Working data:
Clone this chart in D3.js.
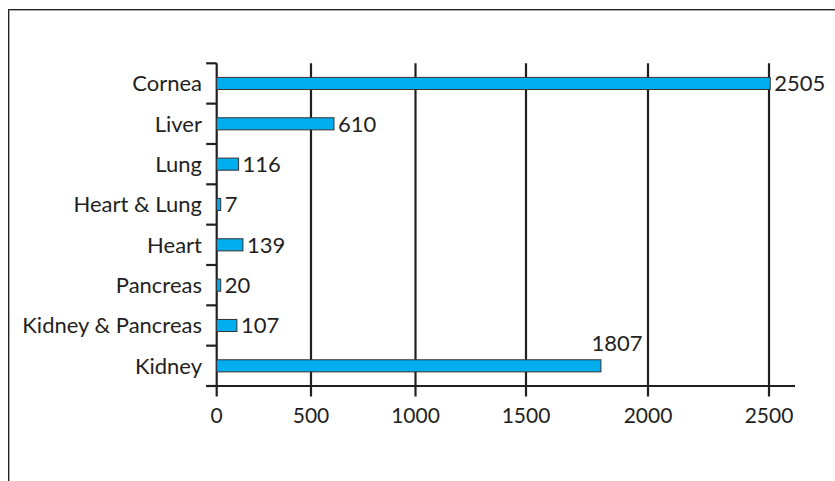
<!DOCTYPE html>
<html>
<head>
<meta charset="utf-8">
<script src="https://cdn.jsdelivr.net/npm/d3@7"></script>
<style>
  html, body { margin: 0; padding: 0; background: #fff; }
  svg { display: block; }
  text { font-family: Lato, "Open Sans", sans-serif; fill: #231f20; }
</style>
</head>
<body>
<svg id="chart" width="835" height="481"></svg>
<script>
// Organ transplants by type
const categories = ["Cornea", "Liver", "Lung", "Heart & Lung", "Heart", "Pancreas", "Kidney & Pancreas", "Kidney"];
const values = [2505, 610, 116, 7, 139, 20, 107, 1807];
const tickValues = [0, 500, 1000, 1500, 2000, 2500];
const tickLabels = ["0", "500", "1000", "1500", "2000", "2500"];

const svg = d3.select("#chart");

// Plot geometry
const plotTop = 63.3, plotBottom = 386, axisLeft = 216.7, axisRight = 795;
const tickLen = 10.5;

// The value axis is drawn with uneven spacing between its gridlines
const x = d3.scaleLinear()
  .domain(tickValues)
  .range([axisLeft, 311, 415.5, 526, 648, 769]);

const y = d3.scaleBand()
  .domain(categories)
  .range([plotTop, plotBottom])
  .paddingInner(0.7)
  .paddingOuter(0.35);

// Outer frame (top and left edges)
svg.append("line").attr("x1", 8).attr("x2", 835).attr("y1", 10.5).attr("y2", 10.5)
  .attr("stroke", "#aaa").attr("stroke-width", 1);
svg.append("line").attr("x1", 8).attr("x2", 835).attr("y1", 9.5).attr("y2", 9.5)
  .attr("stroke", "#222").attr("stroke-width", 1);
svg.append("line").attr("x1", 8.5).attr("x2", 8.5).attr("y1", 9).attr("y2", 481)
  .attr("stroke", "#222").attr("stroke-width", 1);
svg.append("line").attr("x1", 9.5).attr("x2", 9.5).attr("y1", 11).attr("y2", 481)
  .attr("stroke", "#aaa").attr("stroke-width", 1);

// Vertical gridlines, extending below the axis as ticks
svg.append("g")
  .selectAll("line")
  .data(tickValues)
  .join("line")
  .attr("x1", d => x(d)).attr("x2", d => x(d))
  .attr("y1", plotTop).attr("y2", plotBottom + tickLen)
  .attr("stroke", "#231f20").attr("stroke-width", 2.2);

// Category axis ticks at band boundaries
const boundaries = d3.range(categories.length + 1).map(i => plotTop + i * (plotBottom - plotTop) / categories.length);
svg.append("g")
  .selectAll("line")
  .data(boundaries)
  .join("line")
  .attr("x1", axisLeft - tickLen).attr("x2", axisLeft)
  .attr("y1", d => d).attr("y2", d => d)
  .attr("stroke", "#231f20").attr("stroke-width", 2.2);

// X axis line
svg.append("line")
  .attr("x1", axisLeft - tickLen).attr("x2", axisRight)
  .attr("y1", plotBottom).attr("y2", plotBottom)
  .attr("stroke", "#231f20").attr("stroke-width", 2.2);

// Tick labels
svg.append("g")
  .selectAll("text")
  .data(tickValues)
  .join("text")
  .attr("x", d => x(d))
  .attr("y", 423)
  .attr("text-anchor", "middle")
  .attr("font-size", 21)
  .text((d, i) => tickLabels[i]);

// Category labels
svg.append("g")
  .selectAll("text")
  .data(categories)
  .join("text")
  .attr("x", 202)
  .attr("y", d => y(d) + y.bandwidth() / 2)
  .attr("dy", "0.36em")
  .attr("text-anchor", "end")
  .attr("font-size", 22)
  .text(d => d);

// Bars
svg.append("g")
  .selectAll("rect")
  .data(categories)
  .join("rect")
  .attr("x", x(0))
  .attr("y", d => y(d))
  .attr("width", (d, i) => Math.max(4, x(values[i]) - x(0)))
  .attr("height", y.bandwidth())
  .attr("fill", "#00aeef")
  .attr("stroke", "#333")
  .attr("stroke-width", 1);

// Value labels (the last one sits above its bar)
const last = categories.length - 1;
svg.append("g")
  .selectAll("text")
  .data(categories)
  .join("text")
  .attr("x", (d, i) => i === last ? x(values[i]) + 16 : Math.max(x(0) + 4, x(values[i])) + 4)
  .attr("y", (d, i) => i === last ? y(d) - 9 : y(d) + y.bandwidth() / 2)
  .attr("dy", (d, i) => i === last ? 0 : "0.36em")
  .attr("text-anchor", (d, i) => i === last ? "middle" : "start")
  .attr("font-size", 22)
  .text((d, i) => values[i]);
</script>
</body>
</html>
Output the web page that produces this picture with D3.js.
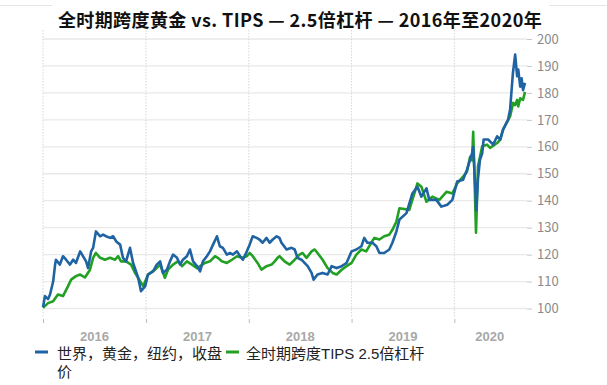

Exercise task:
Go back to the records above and write them out exactly, without the pictures.

Problem solution:
Clone this chart in D3.js.
<!DOCTYPE html>
<html>
<head>
<meta charset="utf-8">
<script src="https://cdn.jsdelivr.net/npm/d3@7"></script>
<style>
  html, body { margin: 0; padding: 0; background: #fff; }
  svg { display: block; }
  text { font-family: Lato, "Open Sans", sans-serif; fill: #231f20; }
</style>
</head>
<body>
<svg id="chart" width="835" height="481"></svg>
<script>
// Organ transplants by type
const categories = ["Cornea", "Liver", "Lung", "Heart & Lung", "Heart", "Pancreas", "Kidney & Pancreas", "Kidney"];
const values = [2505, 610, 116, 7, 139, 20, 107, 1807];
const tickValues = [0, 500, 1000, 1500, 2000, 2500];
const tickLabels = ["0", "500", "1000", "1500", "2000", "2500"];

const svg = d3.select("#chart");

// Plot geometry
const plotTop = 63.3, plotBottom = 386, axisLeft = 216.7, axisRight = 795;
const tickLen = 10.5;

// The value axis is drawn with uneven spacing between its gridlines
const x = d3.scaleLinear()
  .domain(tickValues)
  .range([axisLeft, 311, 415.5, 526, 648, 769]);

const y = d3.scaleBand()
  .domain(categories)
  .range([plotTop, plotBottom])
  .paddingInner(0.7)
  .paddingOuter(0.35);

// Outer frame (top and left edges)
svg.append("line").attr("x1", 8).attr("x2", 835).attr("y1", 10.5).attr("y2", 10.5)
  .attr("stroke", "#aaa").attr("stroke-width", 1);
svg.append("line").attr("x1", 8).attr("x2", 835).attr("y1", 9.5).attr("y2", 9.5)
  .attr("stroke", "#222").attr("stroke-width", 1);
svg.append("line").attr("x1", 8.5).attr("x2", 8.5).attr("y1", 9).attr("y2", 481)
  .attr("stroke", "#222").attr("stroke-width", 1);
svg.append("line").attr("x1", 9.5).attr("x2", 9.5).attr("y1", 11).attr("y2", 481)
  .attr("stroke", "#aaa").attr("stroke-width", 1);

// Vertical gridlines, extending below the axis as ticks
svg.append("g")
  .selectAll("line")
  .data(tickValues)
  .join("line")
  .attr("x1", d => x(d)).attr("x2", d => x(d))
  .attr("y1", plotTop).attr("y2", plotBottom + tickLen)
  .attr("stroke", "#231f20").attr("stroke-width", 2.2);

// Category axis ticks at band boundaries
const boundaries = d3.range(categories.length + 1).map(i => plotTop + i * (plotBottom - plotTop) / categories.length);
svg.append("g")
  .selectAll("line")
  .data(boundaries)
  .join("line")
  .attr("x1", axisLeft - tickLen).attr("x2", axisLeft)
  .attr("y1", d => d).attr("y2", d => d)
  .attr("stroke", "#231f20").attr("stroke-width", 2.2);

// X axis line
svg.append("line")
  .attr("x1", axisLeft - tickLen).attr("x2", axisRight)
  .attr("y1", plotBottom).attr("y2", plotBottom)
  .attr("stroke", "#231f20").attr("stroke-width", 2.2);

// Tick labels
svg.append("g")
  .selectAll("text")
  .data(tickValues)
  .join("text")
  .attr("x", d => x(d))
  .attr("y", 423)
  .attr("text-anchor", "middle")
  .attr("font-size", 21)
  .text((d, i) => tickLabels[i]);

// Category labels
svg.append("g")
  .selectAll("text")
  .data(categories)
  .join("text")
  .attr("x", 202)
  .attr("y", d => y(d) + y.bandwidth() / 2)
  .attr("dy", "0.36em")
  .attr("text-anchor", "end")
  .attr("font-size", 22)
  .text(d => d);

// Bars
svg.append("g")
  .selectAll("rect")
  .data(categories)
  .join("rect")
  .attr("x", x(0))
  .attr("y", d => y(d))
  .attr("width", (d, i) => Math.max(4, x(values[i]) - x(0)))
  .attr("height", y.bandwidth())
  .attr("fill", "#00aeef")
  .attr("stroke", "#333")
  .attr("stroke-width", 1);

// Value labels (the last one sits above its bar)
const last = categories.length - 1;
svg.append("g")
  .selectAll("text")
  .data(categories)
  .join("text")
  .attr("x", (d, i) => i === last ? x(values[i]) + 16 : Math.max(x(0) + 4, x(values[i])) + 4)
  .attr("y", (d, i) => i === last ? y(d) - 9 : y(d) + y.bandwidth() / 2)
  .attr("dy", (d, i) => i === last ? 0 : "0.36em")
  .attr("text-anchor", (d, i) => i === last ? "middle" : "start")
  .attr("font-size", 22)
  .text((d, i) => values[i]);
</script>
</body>
</html>
Output the web page that produces this picture with D3.js.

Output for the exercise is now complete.